ボッセ/紀尾井シンフォニエッタのベートーヴェン
いずみホール主催「日本を代表する室内オーケストラで聴くベートーヴェン交響曲全曲演奏会」第2弾に往った。第1弾オーケストラ・リベラ・クラシカの感想はここに書いた。
紀尾井シンフォニエッタ東京は紀尾井ホールの専属オーケストラとして1995年に設立された、いってみればいずみシンフォニエッタ大阪(2000年設立)の兄貴分である。命名の仕方もそっくりだ。ただ、いずみシンフォニエッタは現代音楽の紹介に心血を注いでいるが、紀尾井シンフォニエッタの方はプログラミングにそういった特徴はない。
紀尾井シンフォニエッタ東京は名手揃いの室内オーケストラである。メンバーの中には、宮川彬良とアンサンブル・ベガに参加している奏者がふたりいる。ヴィオラの馬渕昌子さんとクラリネットの鈴木豊人さん(NHK教育テレビ「クインテット」の”フラットさん”)だ。また馬渕さんはいずみシンフォニエッタ大阪のメンバーでもある。

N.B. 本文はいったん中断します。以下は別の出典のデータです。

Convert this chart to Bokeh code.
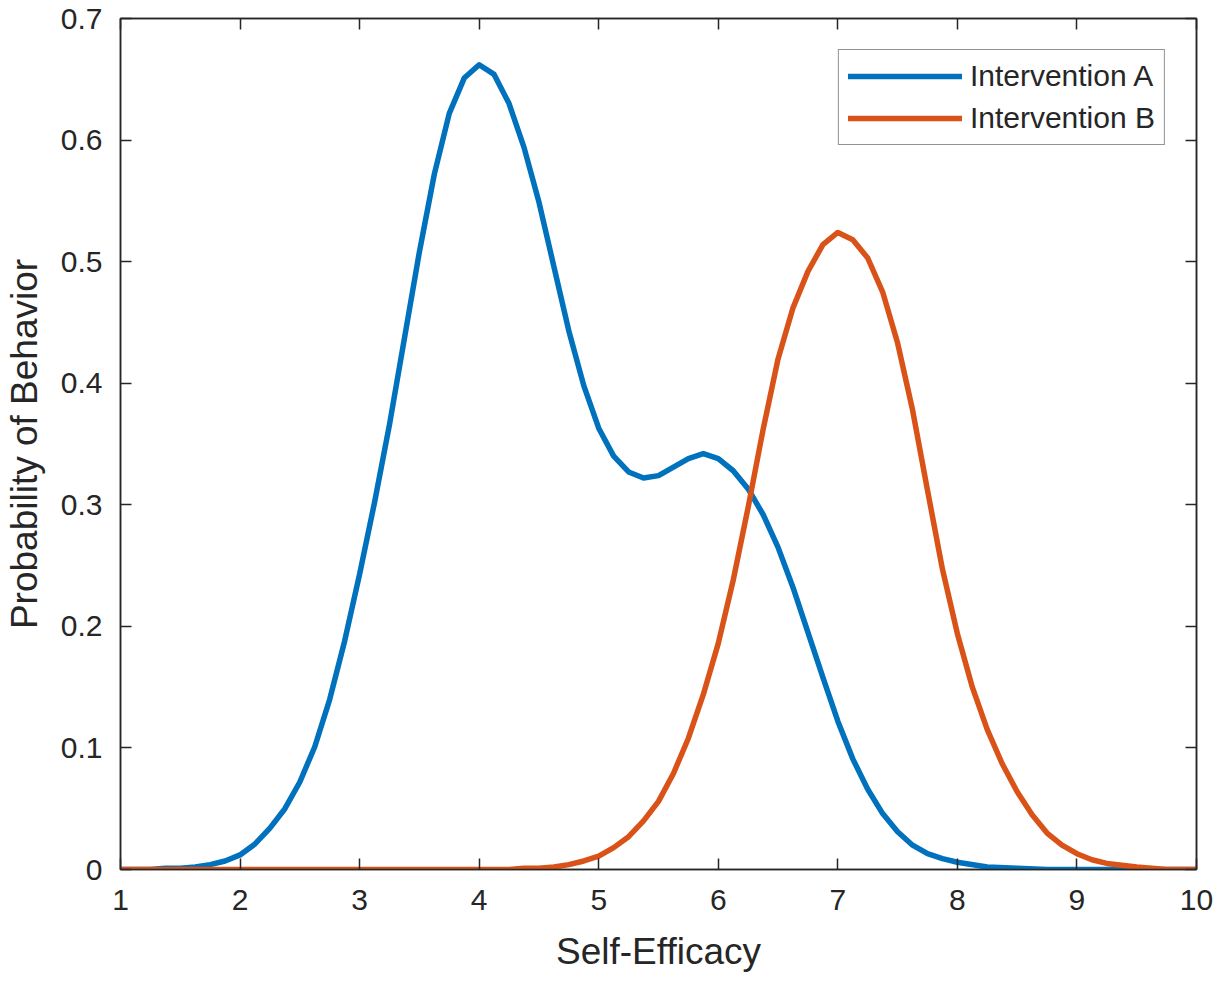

今回タクトを振るのはゲルハルト・ボッセ。ベートーヴェンに定評ある指揮者だ。さすがにこの組み合わせは注目を浴びたようで、チケットは完売していた。
まずベートーヴェンの交響曲第四番が演奏された。冒頭からその音圧に圧倒された。43名という小編成で、これだけ迫力ある音が出るのは凄い。
ボッセさんは1922年生まれだから今年85歳。ご高齢にもかかわらず立ったまま、颯爽とした早いテンポでかくしゃくたる指揮ぶりだった。アクセントを強調した、勢いのあるベートーヴェン。淡水画ではなく原色を大胆に塗った油絵のような解釈。僕はこれを聴きながら疾風怒濤(シュトゥルム・ウント・ドラング)という言葉を想い出した。

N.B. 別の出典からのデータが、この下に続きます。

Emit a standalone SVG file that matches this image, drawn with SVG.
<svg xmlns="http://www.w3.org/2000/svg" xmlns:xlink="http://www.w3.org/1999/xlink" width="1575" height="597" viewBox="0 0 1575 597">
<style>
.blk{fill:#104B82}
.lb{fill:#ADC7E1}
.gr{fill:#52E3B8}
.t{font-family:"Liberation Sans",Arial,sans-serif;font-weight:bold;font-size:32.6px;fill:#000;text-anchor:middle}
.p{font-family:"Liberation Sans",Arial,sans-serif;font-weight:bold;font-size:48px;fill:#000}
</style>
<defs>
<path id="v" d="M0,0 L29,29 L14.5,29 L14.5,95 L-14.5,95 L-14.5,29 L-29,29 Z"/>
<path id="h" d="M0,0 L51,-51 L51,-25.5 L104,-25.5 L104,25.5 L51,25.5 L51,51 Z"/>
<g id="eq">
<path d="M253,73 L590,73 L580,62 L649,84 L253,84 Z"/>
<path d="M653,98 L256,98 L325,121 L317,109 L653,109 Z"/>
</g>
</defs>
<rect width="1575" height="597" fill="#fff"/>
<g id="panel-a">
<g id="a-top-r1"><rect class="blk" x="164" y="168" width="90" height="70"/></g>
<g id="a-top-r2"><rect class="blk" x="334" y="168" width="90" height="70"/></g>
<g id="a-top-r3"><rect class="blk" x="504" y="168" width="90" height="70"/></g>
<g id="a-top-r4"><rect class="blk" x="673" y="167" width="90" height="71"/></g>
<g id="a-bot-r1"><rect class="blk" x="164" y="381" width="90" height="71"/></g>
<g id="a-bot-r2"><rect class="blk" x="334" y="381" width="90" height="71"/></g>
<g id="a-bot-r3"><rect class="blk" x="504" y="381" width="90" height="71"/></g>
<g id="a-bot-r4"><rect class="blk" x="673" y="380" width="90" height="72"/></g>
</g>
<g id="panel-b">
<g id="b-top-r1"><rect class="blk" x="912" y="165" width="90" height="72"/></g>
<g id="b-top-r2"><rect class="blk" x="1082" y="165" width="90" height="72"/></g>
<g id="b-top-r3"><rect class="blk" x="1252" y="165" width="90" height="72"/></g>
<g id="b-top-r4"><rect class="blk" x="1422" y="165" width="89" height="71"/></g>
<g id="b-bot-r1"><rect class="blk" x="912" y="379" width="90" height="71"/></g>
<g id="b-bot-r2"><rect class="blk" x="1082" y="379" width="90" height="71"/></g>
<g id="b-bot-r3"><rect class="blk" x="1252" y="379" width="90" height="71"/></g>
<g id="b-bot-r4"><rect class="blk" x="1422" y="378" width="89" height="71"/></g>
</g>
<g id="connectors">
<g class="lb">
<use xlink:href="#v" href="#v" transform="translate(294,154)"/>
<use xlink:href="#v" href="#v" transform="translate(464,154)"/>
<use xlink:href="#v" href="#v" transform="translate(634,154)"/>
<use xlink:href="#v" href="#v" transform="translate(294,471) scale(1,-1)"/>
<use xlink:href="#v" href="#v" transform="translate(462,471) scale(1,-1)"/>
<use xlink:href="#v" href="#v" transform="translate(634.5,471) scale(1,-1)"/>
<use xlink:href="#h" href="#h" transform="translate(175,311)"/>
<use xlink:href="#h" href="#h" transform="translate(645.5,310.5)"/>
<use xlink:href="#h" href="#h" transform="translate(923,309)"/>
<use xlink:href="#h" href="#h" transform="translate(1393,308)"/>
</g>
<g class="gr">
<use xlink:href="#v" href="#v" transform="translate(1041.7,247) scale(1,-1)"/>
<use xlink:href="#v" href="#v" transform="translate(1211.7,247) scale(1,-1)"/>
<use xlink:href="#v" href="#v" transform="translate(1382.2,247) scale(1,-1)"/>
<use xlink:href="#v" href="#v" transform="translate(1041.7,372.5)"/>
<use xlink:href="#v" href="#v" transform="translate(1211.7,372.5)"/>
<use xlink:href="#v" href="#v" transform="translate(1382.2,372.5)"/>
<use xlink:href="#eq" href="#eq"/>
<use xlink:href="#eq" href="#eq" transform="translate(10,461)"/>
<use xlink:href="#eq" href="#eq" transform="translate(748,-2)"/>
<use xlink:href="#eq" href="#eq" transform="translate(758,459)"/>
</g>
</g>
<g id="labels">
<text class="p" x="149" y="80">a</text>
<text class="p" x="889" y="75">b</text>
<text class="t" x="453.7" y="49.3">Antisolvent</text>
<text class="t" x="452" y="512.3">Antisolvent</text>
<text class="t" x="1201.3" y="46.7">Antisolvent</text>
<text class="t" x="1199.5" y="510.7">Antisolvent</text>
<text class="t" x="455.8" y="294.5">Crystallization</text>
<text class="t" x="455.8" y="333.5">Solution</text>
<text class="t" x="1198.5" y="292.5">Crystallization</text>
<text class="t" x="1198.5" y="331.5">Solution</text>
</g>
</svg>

続く交響曲第六番「田園」は趣を変えて、小川のせせらぎのように滑らかに流れ、そよ風が吹くように晴れやかで伸び伸びとした、歓びに満ちた音楽であった。
今回、特に注目したのはビブラートの使い方である。徹頭徹尾ビブラートをかけるロマン派風ベートーヴェンはもう古い。それは20世紀の負の遺物である。ここで指揮者ロジャー・ノリントンがNew York Timesに寄稿した論文(日本語訳)を紹介しておく。こちらからどうぞ。
ノリントン/シュトゥットガルト放送交響楽団、ジンマン/チューリッヒ・トーンハレ管弦楽団、そしてパーヴォ・ヤルヴィ/ドイツ・カンマーフィルハーモニー管弦楽団らはビブラートを徹底的に排したピリオド奏法でベートーヴェンを演奏し、高い評価を得ている(ドイツ・カンマーフィルはスチール弦を捨てガット弦を張り、以前のスタイルに回帰している)。これが時代の潮流なのだ。
ボッセ/紀尾井シンフォニエッタは彼らほど徹底したものではないが、ビブラートを極力抑えた演奏だった。音はすーっと減衰し、不自然に引き伸ばされることはない。心地よく耳に響く。しかし例えば四番の2楽章アダージョ(カンタービレ)や「田園」の5楽章など、歌うべきところはビブラートをたっぷりかけるという風にいわば適材適所、メリハリを利かせた奏法で、なるほどこういうやり方もありだなと納得出来た。
音楽を聴くことの愉しさを再認識させてくれた、マエストロ・ボッセにブラボーの花束を。末永くお元気で!